Only food establishments with existing smoking corners will get to keep them so long as they renew their food shop licence. That, combined with the phasing out of 16 smoking corners along the Orchard Road shopping belt from June 30 next year, will greatly benefit non-smokers, who will be protected from second-hand smoke.

Besides bringing about health benefits, the new rules signal an effort to tackle the mindset of smokers and would-be smokers.

Physically divorcing smoking from the everyday necessity of eating and the leisure activity of shopping in many public spaces sends the message that smoking should not be an openly accepted activity. It may go some way towards disavowing the notion that smoking is "cool" and an attractive way to socialise.

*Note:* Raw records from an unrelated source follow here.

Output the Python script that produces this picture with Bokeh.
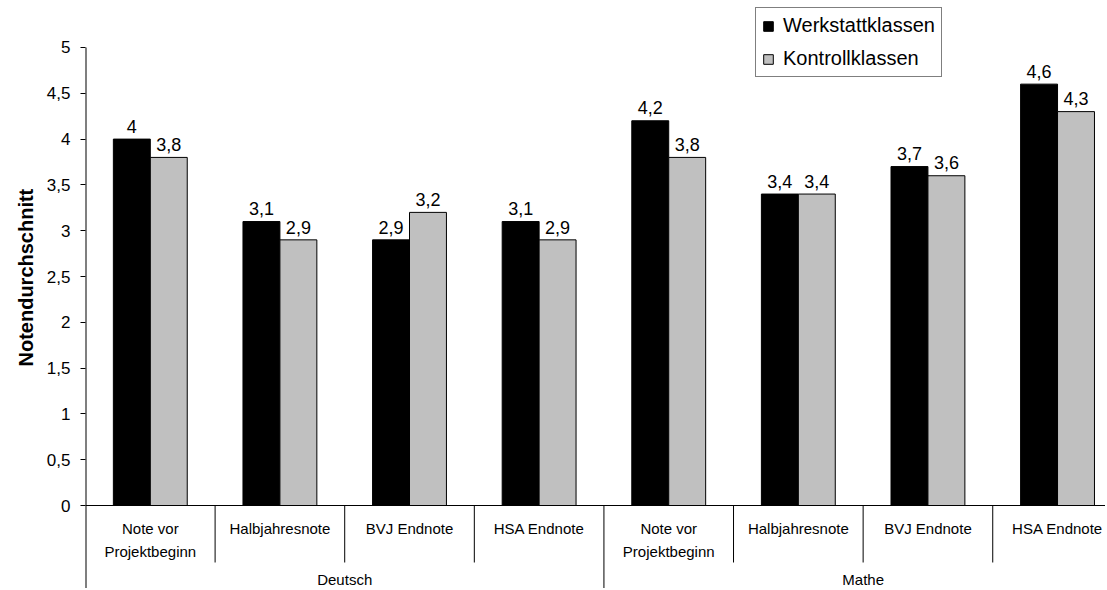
from bokeh.plotting import figure
from bokeh.models import Range1d, FixedTicker, CustomJSTickFormatter, Legend, LegendItem, Span, ColumnDataSource, Title
from bokeh.core.properties import value
from bokeh.embed import file_html
from bokeh.resources import INLINE

# ---- data ----
subcategories = ["Note vor\nProjektbeginn", "Halbjahresnote", "BVJ Endnote", "HSA Endnote"]
groups = ["Deutsch", "Mathe"]
werkstatt = [4.0, 3.1, 2.9, 3.1, 4.2, 3.4, 3.7, 4.6]
kontroll = [3.8, 2.9, 3.2, 2.9, 3.8, 3.4, 3.6, 4.3]
series_names = ["Werkstattklassen", "Kontrollklassen"]
y_ticks = [0, 0.5, 1, 1.5, 2, 2.5, 3, 3.5, 4, 4.5, 5]
y_label = "Notendurchschnitt"

FONT = value("Liberation Sans")
n_sub = len(subcategories)
n_cat = n_sub * len(groups)
idx = list(range(n_cat))

Y_MIN, Y_MAX = -0.906, 5.513

def fmt(v):
    return f"{v:g}".replace(".", ",")

p = figure(width=1105, height=588, output_backend="svg", toolbar_location=None,
           x_range=Range1d(0, 7.87), y_range=Range1d(Y_MIN, Y_MAX),
           x_axis_location=None, title=None,
           min_border_left=85, min_border_right=0, min_border_top=0, min_border_bottom=0)
p.outline_line_color = None
p.xgrid.visible = False
p.ygrid.visible = False
p.background_fill_color = "white"
p.border_fill_color = "white"

# y axis
ax = p.yaxis[0]
ax.bounds = (0, 5)
ax.ticker = FixedTicker(ticks=y_ticks, minor_ticks=[])
ax.formatter = CustomJSTickFormatter(code="return String(tick).replace('.', ',');")
ax.major_tick_in = 0
ax.major_tick_out = 5
ax.minor_tick_line_color = None
ax.axis_line_color = None
ax.major_tick_line_color = "black"
ax.major_label_text_font = "Liberation Sans"
ax.major_label_text_font_size = "17px"
ax.major_label_text_color = "black"
ax.major_label_standoff = 10

# y axis title, centred on the 0..5 value span
p.add_layout(Title(text=y_label, align="left", offset=222, standoff=14,
                   text_font="Liberation Sans", text_font_size="20px",
                   text_font_style="bold", text_color="black"), "left")

# vertical axis line (continues below zero as the outer category separator)
p.segment(x0=[0], y0=[Y_MIN], x1=[0], y1=[y_ticks[-1]], line_color="black", line_width=2)

# bars
bw = 0.285
src = ColumnDataSource(dict(
    xw=[i + 0.5 - bw / 2 for i in idx],
    xk=[i + 0.5 + bw / 2 for i in idx],
    w=werkstatt, k=kontroll,
    lw=[fmt(v) for v in werkstatt], lk=[fmt(v) for v in kontroll],
    tw=[v + 0.14 for v in werkstatt], tk=[v + 0.14 for v in kontroll],
))
r1 = p.vbar(x="xw", top="w", bottom=0, width=bw, source=src,
            fill_color="#000000", line_color="black", line_width=1)
r2 = p.vbar(x="xk", top="k", bottom=0, width=bw, source=src,
            fill_color="#C0C0C0", line_color="black", line_width=1)

p.text(x="xw", y="tw", text="lw", source=src, text_align="center", text_baseline="alphabetic",
       text_font=FONT, text_font_size="18px", text_color="black")
p.text(x="xk", y="tk", text="lk", source=src, text_align="center", text_baseline="alphabetic",
       text_font=FONT, text_font_size="18px", text_color="black")

# category axis (drawn manually)
p.add_layout(Span(location=0, dimension="width", line_color="black", line_width=1))
sub_sep = [i for i in range(1, n_cat) if i % n_sub != 0]
p.segment(x0=sub_sep, y0=[0] * len(sub_sep), x1=sub_sep, y1=[-0.622] * len(sub_sep),
          line_color="black", line_width=1)
grp_sep = [g * n_sub for g in range(1, len(groups) + 1)]
p.segment(x0=grp_sep, y0=[0] * len(grp_sep), x1=grp_sep, y1=[Y_MIN] * len(grp_sep),
          line_color="black", line_width=1)

lx, ly, lt = [], [], []
for i in idx:
    for k, line in enumerate(subcategories[i % n_sub].split("\n")):
        lx.append(i + 0.5)
        ly.append(-0.25 - 0.25 * k)
        lt.append(line)
p.text(x=lx, y=ly, text=lt, text_align="center", text_baseline="middle",
       text_font=FONT, text_font_size="15px", text_color="black")
p.text(x=[g * n_sub + n_sub / 2 for g in range(len(groups))], y=[-0.805] * len(groups), text=groups,
       text_align="center", text_baseline="middle",
       text_font=FONT, text_font_size="15px", text_color="black")

legend = Legend(items=[LegendItem(label=series_names[0], renderers=[r1]),
                       LegendItem(label=series_names[1], renderers=[r2])],
                location=(670, 511))
legend.label_text_font = "Liberation Sans"
legend.label_text_font_size = "20px"
legend.label_text_color = "black"
legend.glyph_width = 12
legend.glyph_height = 12
legend.label_height = 22
legend.label_standoff = 9
legend.padding = 6
legend.spacing = 10
legend.margin = 0
legend.border_line_color = "black"
legend.border_line_width = 1
legend.background_fill_color = "white"
legend.background_fill_alpha = 1
p.add_layout(legend)

open("out.html", "w").write(file_html(p, INLINE))
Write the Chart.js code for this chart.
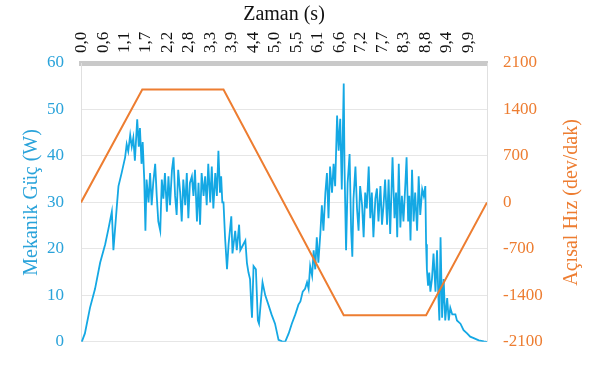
<!DOCTYPE html>
<html>
<head>
<meta charset="utf-8">
<script src="https://cdn.jsdelivr.net/npm/chart.js@4"></script>
<style>
  html, body { margin: 0; padding: 0; background: #fff; }
  #wrap { width: 589px; height: 369px; }
</style>
</head>
<body>
<div id="wrap"><canvas id="grafico" width="589" height="369"></canvas></div>
<script>
// eixo x (tempo, s)
const xTickValues = [0, 0.55, 1.1, 1.65, 2.2, 2.75, 3.3, 3.85, 4.4, 4.95, 5.5, 6.05, 6.6, 7.15, 7.7, 8.25, 8.8, 9.35, 9.9];
const xTickLabels = ['0,0', '0,6', '1,1', '1,7', '2,2', '2,8', '3,3', '3,9', '4,4', '5,0', '5,5', '6,1', '6,6', '7,2', '7,7', '8,3', '8,8', '9,4', '9,9'];

// mekanik güç (W)
const powerTime = [0.02,0.10,0.23,0.36,0.49,0.62,0.70,0.79,0.83,0.92,
  0.96,1.04,1.13,1.17,1.21,1.26,1.30,1.34,1.38,1.44,
  1.48,1.51,1.55,1.58,1.62,1.65,1.68,1.73,1.77,1.81,
  1.85,1.90,1.94,1.98,2.03,2.07,2.11,2.15,2.20,2.24,
  2.28,2.33,2.37,2.41,2.45,2.49,2.54,2.58,2.62,2.67,
  2.71,2.75,2.79,2.84,2.88,2.92,2.97,3.01,3.05,3.09,
  3.14,3.18,3.22,3.26,3.31,3.35,3.39,3.44,3.48,3.52,
  3.56,3.59,3.62,3.65,3.69,3.74,3.78,3.85,3.88,3.95,
  3.99,4.05,4.08,4.16,4.21,4.25,4.29,4.33,4.36,4.38,
  4.42,4.48,4.53,4.56,4.60,4.65,4.72,4.80,4.88,4.97,
  5.06,5.15,5.23,5.32,5.40,5.49,5.57,5.62,5.68,5.74,
  5.79,5.83,5.87,5.92,5.96,6.00,6.04,6.08,6.13,6.17,
  6.21,6.26,6.30,6.34,6.38,6.43,6.47,6.51,6.56,6.60,
  6.64,6.68,6.73,6.75,6.79,6.83,6.88,6.92,6.95,6.98,
  7.03,7.07,7.11,7.15,7.20,7.24,7.28,7.32,7.37,7.41,
  7.45,7.49,7.54,7.58,7.62,7.67,7.71,7.75,7.79,7.84,
  7.88,7.92,7.98,8.03,8.07,8.10,8.14,8.18,8.22,8.26,
  8.31,8.34,8.38,8.41,8.44,8.48,8.52,8.56,8.61,8.65,
  8.69,8.74,8.78,8.82,8.84,8.86,8.89,8.92,8.95,8.99,
  9.03,9.08,9.12,9.15,9.18,9.21,9.25,9.29,9.33,9.38,
  9.42,9.46,9.51,9.59,9.63,9.72,9.80,9.89,9.97,10.06,
  10.19,10.32,10.40];
const powerW = [0,1.8,7.3,11.4,17,21,24.2,28,19.7,29.4,
  33.5,36.3,39.7,42.5,41,44.5,42,43.9,39,47.9,
  42,46,38.3,43,35,23.9,34.9,30,36.3,29.4,
  34.2,38.3,31.4,25.9,23.9,34.9,30.8,36.3,28,35.6,
  29.4,37,39.7,31.4,27.3,37,32.1,25.9,34.9,29.4,
  36.3,26.6,34.2,35.6,31.4,37,25.9,34.2,25.2,36.3,
  31.4,35.6,29.4,38.3,30,37.7,28.7,36.3,31.4,41.1,
  32.1,35.6,30,30,22.5,15.6,21,27,19,23.9,
  19.7,25.2,19.7,21,21.8,17,14.9,13.5,8,5.2,
  16.3,15.6,4.6,3.9,8,12.8,10,8,5.9,3.9,
  0.4,0.1,0,1.8,3.9,5.9,8,8.7,10.8,11.4,
  12.8,11.4,16.3,14.2,19.7,15.6,22.5,17,23.2,29.4,
  23.9,32.1,36.3,26.6,37.7,32.1,38.3,33.5,48.7,41.1,
  48,32.8,55.6,37.7,19.7,34.2,40.4,23.9,18.3,30.8,
  37.7,28.7,23.9,33.5,29.4,22.5,32.1,28.7,37.7,26.6,
  32.1,22.5,30.8,33,25.9,33.5,25.2,29.4,34.9,25.2,
  34.9,23.2,39.7,26.6,32.1,22.5,38.3,24.6,31.4,25.9,
  34.2,39.7,25.9,31.4,21.8,37,25.9,32.1,23.9,35.6,
  27.3,32.8,31.4,33.5,21,15.6,12.1,14.9,10.8,13.5,
  19,10.8,19.7,10.8,4.6,22.5,5.2,13.5,4.6,9.4,
  4.6,7.3,5.9,5.9,4.6,3.9,2.5,1.8,1.1,0.8,
  0.3,0.1,0];

// açısal hız (dev/dak)
const speedTime = [0, 1.57, 3.65, 6.73, 8.84, 10.4];
const speedRpm = [0, 1700, 1700, -1700, -1700, 0];

const corAzul = '#14a8e4';
const corTextoAzul = '#2aa3da';
const corLaranja = '#ed7d31';
const fonte = 'Liberation Serif, Times New Roman, serif';

// titulo do eixo direito (lido de baixo para cima)
const tituloDireita = {
  id: 'tituloDireita',
  afterDraw(chart) {
    const ctx = chart.ctx;
    const area = chart.chartArea;
    ctx.save();
    ctx.translate(572, (area.top + area.bottom) / 2);
    ctx.rotate(-Math.PI / 2);
    ctx.font = '20px ' + fonte;
    ctx.fillStyle = corLaranja;
    ctx.textAlign = 'center';
    ctx.textBaseline = 'middle';
    ctx.fillText('Açısal Hız (dev/dak)', 0, 0);
    ctx.restore();
  }
};

const chart = new Chart(document.getElementById('grafico').getContext('2d'), {
  type: 'line',
  data: {
    datasets: [
      {
        label: 'Açısal Hız',
        data: speedTime.map((t, i) => ({ x: t, y: speedRpm[i] })),
        borderColor: corLaranja,
        borderWidth: 2,
        pointRadius: 0,
        tension: 0,
        yAxisID: 'y1'
      },
      {
        label: 'Mekanik Güç',
        data: powerTime.map((t, i) => ({ x: t, y: powerW[i] })),
        borderColor: corAzul,
        borderWidth: 1.8,
        pointRadius: 0,
        tension: 0,
        yAxisID: 'y'
      }
    ]
  },
  options: {
    responsive: false,
    devicePixelRatio: 1,
    animation: false,
    layout: { padding: { left: 0, right: 0, top: 0, bottom: 17 } },
    plugins: {
      legend: { display: false },
      tooltip: { enabled: false }
    },
    scales: {
      x: {
        type: 'linear',
        position: 'top',
        min: 0,
        max: 10.4,
        afterBuildTicks: (scale) => { scale.ticks = xTickValues.map(v => ({ value: v })); },
        afterFit: (scale) => { scale.height = 63; },
        grid: { display: false, drawTicks: false },
        border: { display: true, color: '#c9c9c9', width: 5 },
        ticks: {
          autoSkip: false,
          minRotation: 90,
          maxRotation: 90,
          padding: 10,
          labelOffset: 21,
          color: '#111',
          font: { family: fonte, size: 17 },
          callback: (v, i) => xTickLabels[i] || ''
        },
        title: {
          display: true,
          text: 'Zaman (s)',
          color: '#111',
          font: { family: fonte, size: 20 },
          padding: { top: 3, bottom: 0 }
        }
      },
      y: {
        position: 'left',
        min: 0,
        max: 60,
        afterFit: (scale) => { scale.width = 81; },
        grid: { color: '#e6e6e6', drawTicks: false },
        border: { display: true, color: '#e0e0e0', width: 1 },
        ticks: {
          stepSize: 10,
          padding: 17,
          color: corTextoAzul,
          font: { family: fonte, size: 17 }
        },
        title: {
          display: true,
          text: 'Mekanik Güç (W)',
          color: corTextoAzul,
          font: { family: fonte, size: 20 },
          padding: { top: 20, bottom: 0 }
        }
      },
      y1: {
        position: 'right',
        min: -2100,
        max: 2100,
        afterFit: (scale) => { scale.width = 102; },
        grid: { display: false, drawTicks: false },
        border: { display: true, color: '#e0e0e0', width: 1 },
        ticks: {
          stepSize: 700,
          padding: 16,
          color: corLaranja,
          font: { family: fonte, size: 17 },
          callback: (v) => String(v)
        }
      }
    }
  },
  plugins: [tituloDireita]
});
</script>
</body>
</html>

This is especially important as the habit starts young. The average age of new smokers in Singapore is 16, with 18 to 21 being the years when nearly half of smokers make it a regular habit.

Furthermore, implementing these rules in Singapore's premier shopping belt will boost the country's image globally and make it more attractive to tourists.

While the proportion of smokers aged 18 to 69 here has remained relatively consistent at around 13 per cent since 2013, the latest measures are a timely effort to bring that number down.

They follow recent announcements to discourage smoking. In March, the Ministry of Health said it plans to raise the minimum legal smoking age from 18 to 21. Next month, retailers such as convenience shops can no longer display tobacco products.

Taken together, these measures underline that smoking is an unacceptable habit for people of any age, and also an inconsiderate practice towards those who do not light up.